Among the politicians across Kentucky who rushed to comment on the U.S. Supreme Court's ruling legalizing gay marriage was Lexington Mayor Jim Gray, who is gay.
"This is an historic day for our country, and it's a day that means a lot to me personally," he said in statement. "Today's Supreme Court decision affirms our shared values of equality, freedom and dignity. That is the American way; a way we can all celebrate."
Gray been mayor since 2011 and was re-elected to another four year term in November. He is scheduled to speak Friday night at a banquet sponsored by Lexington Fairness, a gay rights group.
Marriage licenses have been issued to same-sex couples in Kentucky after the U.S. Supreme Court struck down the state's ban on gay marriage.
Timothy Love was at the head of the line Friday in Louisville to obtain a marriage license with his partner of 35 years, Larry Ysunza. Cheers went up from family and friends when they received their marriage license. Louisville Mayor Greg Fischer handed them a bottle of champagne.
Love was the lead plaintiff in the case that led a federal judge to strike down the state's ban on gay marriage — a precursor to Friday's ruling by the U.S. Supreme Court declaring that same-sex couples have a right to marry in all 50 states
Same sex couples should not have to wait on a software company to get a marriage license in Kentucky.

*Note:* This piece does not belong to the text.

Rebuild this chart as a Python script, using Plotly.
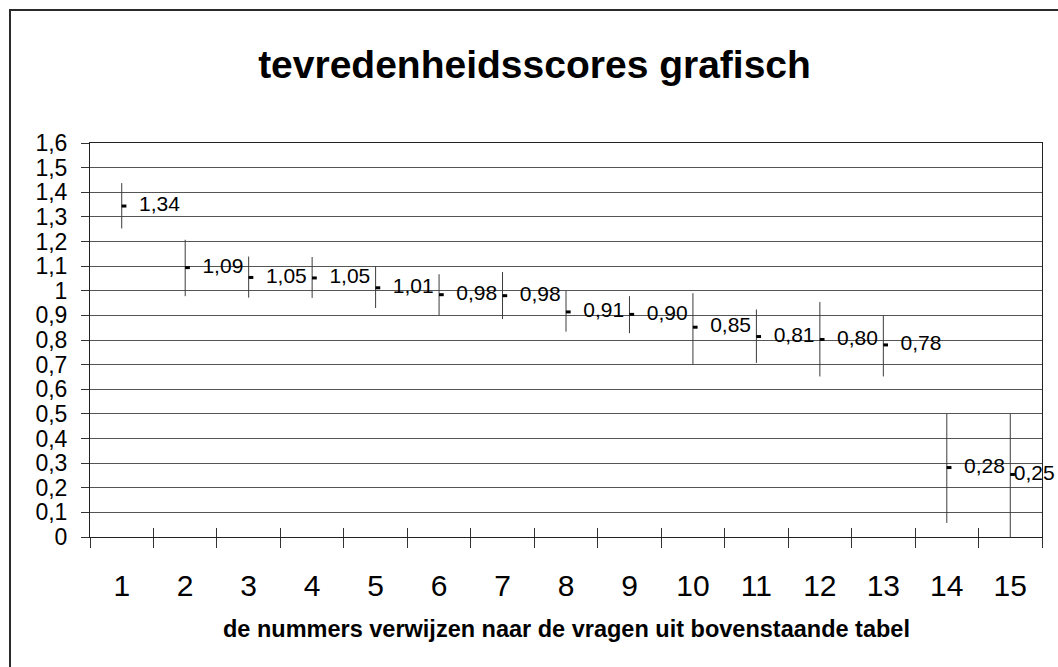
import plotly.graph_objects as go

# ---------------- data ----------------
categories = list(range(1, 16))
x_labels = [str(c) for c in categories]
high = [1.437, 1.207, 1.139, 1.137, 1.100, 1.067, 1.076, 1.000, 0.978, 0.990, 0.924, 0.954, 0.900, 0.500, 0.500]
low = [1.253, 0.978, 0.972, 0.971, 0.930, 0.900, 0.885, 0.834, 0.828, 0.700, 0.707, 0.652, 0.652, 0.057, 0.000]
close = [1.344, 1.094, 1.054, 1.052, 1.012, 0.984, 0.980, 0.914, 0.904, 0.852, 0.814, 0.802, 0.780, 0.282, 0.254]
y_range = [0, 1.6]
y_step = 0.1

title_text = "tevredenheidsscores grafisch"
xtitle_text = "de nummers verwijzen naar de vragen uit bovenstaande tabel"

# ---------------- style ----------------
W, H = 1058, 667
ML, MR, MT, MB = 90, 16, 143, 130
FONT = "Liberation Sans, Arial, sans-serif"
CLOSE_SHIFT = 0.036  # close tick drawn just right of the hi-lo line (category units)
LABEL_GAP = 26       # invisible marker size controlling label distance
LAST_LABEL_GAP = 4   # last label squeezed next to its mark (as in the original)

labels = [f"{v:.2f}".replace(".", ",") for v in close]
label_sizes = [LABEL_GAP] * (len(categories) - 1) + [LAST_LABEL_GAP]
boundaries = [c - 0.5 for c in categories] + [categories[-1] + 0.5]
x_range = [categories[0] - 0.5, categories[-1] + 0.5]

fig = go.Figure()

# high-low lines
fig.add_trace(go.Scatter(
    x=categories, y=close, mode="markers",
    marker=dict(size=2, opacity=0),
    error_y=dict(type="data", symmetric=False,
                 array=[h - c for h, c in zip(high, close)],
                 arrayminus=[c - l for c, l in zip(close, low)],
                 width=0, thickness=1, color="#3c3c3c"),
    hoverinfo="skip", showlegend=False, xaxis="x", yaxis="y"))

# close ticks
fig.add_trace(go.Scatter(
    x=[c + CLOSE_SHIFT for c in categories], y=close, mode="markers",
    marker=dict(symbol="line-ew", size=3.4, line=dict(width=3, color="#000000")),
    hoverinfo="skip", showlegend=False, xaxis="x2", yaxis="y"))

# data labels
fig.add_trace(go.Scatter(
    x=categories, y=close, mode="markers+text", text=labels,
    textposition="middle right", cliponaxis=False,
    textfont=dict(family=FONT, size=21, color="#000000"),
    marker=dict(size=label_sizes, opacity=0),
    hoverinfo="skip", showlegend=False, xaxis="x3", yaxis="y"))

axis_common = dict(range=x_range, fixedrange=True, showgrid=False, zeroline=False)

fig.update_layout(
    width=W, height=H,
    margin=dict(l=ML, r=MR, t=MT, b=MB, pad=0),
    paper_bgcolor="white", plot_bgcolor="white",
    separators=", ",
    font=dict(family=FONT, color="#000000"),
    title=dict(text=f"<b>{title_text}</b>", x=534.5 / W, xref="container", xanchor="center",
               y=1 - 64 / H, yref="container", yanchor="middle",
               font=dict(family=FONT, size=39, color="#000000")),
    xaxis=dict(**axis_common, type="linear", tickmode="array", tickvals=categories, ticktext=x_labels,
               ticks="", showline=True, linecolor="#222222", linewidth=1, mirror=True,
               tickfont=dict(family=FONT, size=30, color="#000000"), ticklabelstandoff=22),
    xaxis2=dict(**axis_common, overlaying="x", anchor="y", side="bottom", tickmode="array",
                tickvals=boundaries, ticks="outside", ticklen=10, tickwidth=1, tickcolor="#333333",
                showticklabels=False, showline=False),
    xaxis3=dict(**axis_common, overlaying="x", anchor="y", side="bottom", tickmode="array",
                tickvals=boundaries, ticks="inside", ticklen=9, tickwidth=1, tickcolor="#333333",
                showticklabels=False, showline=False),
    yaxis=dict(range=y_range, fixedrange=True, tick0=0, dtick=y_step, showgrid=True,
               gridcolor="#555555", gridwidth=1, zeroline=False,
               showline=True, linecolor="#222222", linewidth=1, mirror=True,
               ticks="outside", ticklen=8, tickcolor="#333333",
               tickfont=dict(family=FONT, size=23, color="#000000"), ticklabelstandoff=9),
    annotations=[dict(text=f"<b>{xtitle_text}</b>", xref="paper", yref="paper",
                      x=(566 - ML) / (W - ML - MR), y=(537 - 629) / (H - MT - MB),
                      xanchor="center", yanchor="middle", showarrow=False,
                      font=dict(family=FONT, size=23.5, color="#000000"))],
    shapes=[dict(type="rect", xref="paper", yref="paper",
                 x0=(10 - ML) / (W - ML - MR), x1=1.2,
                 y0=-1.0, y1=(537 - 10) / (H - MT - MB),
                 line=dict(color="#2a2a2a", width=2), fillcolor="rgba(0,0,0,0)", layer="below")],
)

fig.write_html("out.html", config={"displayModeBar": False},
               post_script="document.body.style.margin='0';document.body.style.overflow='hidden';")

Some clerks are having trouble printing the marriage licenses because they use a computer program that has not been updated yet with the new forms. The company that makes the computer program said it would be Tuesday at the latest before they could get the system updated.
But the Kentucky County Clerk's Association is telling clerks that shouldn't be a problem. Simply print out the old form and scratch out the words "bride" and "groom" and replace them with "first party" and "second party."
Bill May, executive director of the Kentucky County Clerk's Association, says new clerks may not know they can do that.
Warren County Clerk Lynette Yates is offering to print out a PDF version of the marriage license for anyone who wants to get married immediately. But they will have to come back next week to get the official document.
About 200 jubilant gay rights supporters rallied in downtown Louisville on Friday evening. Participants chanted "Love Wins" before the event was cut short by a thunderstorm that dumped heavy rain.
"Today the Supreme Court of the United States confirmed what we all knew, that our love is equal, our love is worthy and our love is legal," said Chris Hartman, director of the Fairness Campaign.
Lexington Mayor Jim Gray, who is gay, spoke to a boisterous crowd at the Fairness Awards at Keeneland on Friday night, calling the ruling "another milestone in the long arch of freedom's history."
"The marriage bans have been repealed and now all committed couples can speak those two simple words: 'I do,'" Gray said. "Tonight is a celebration of marriage. Yes, of equality and of fairness. It is a celebration of our time," he said.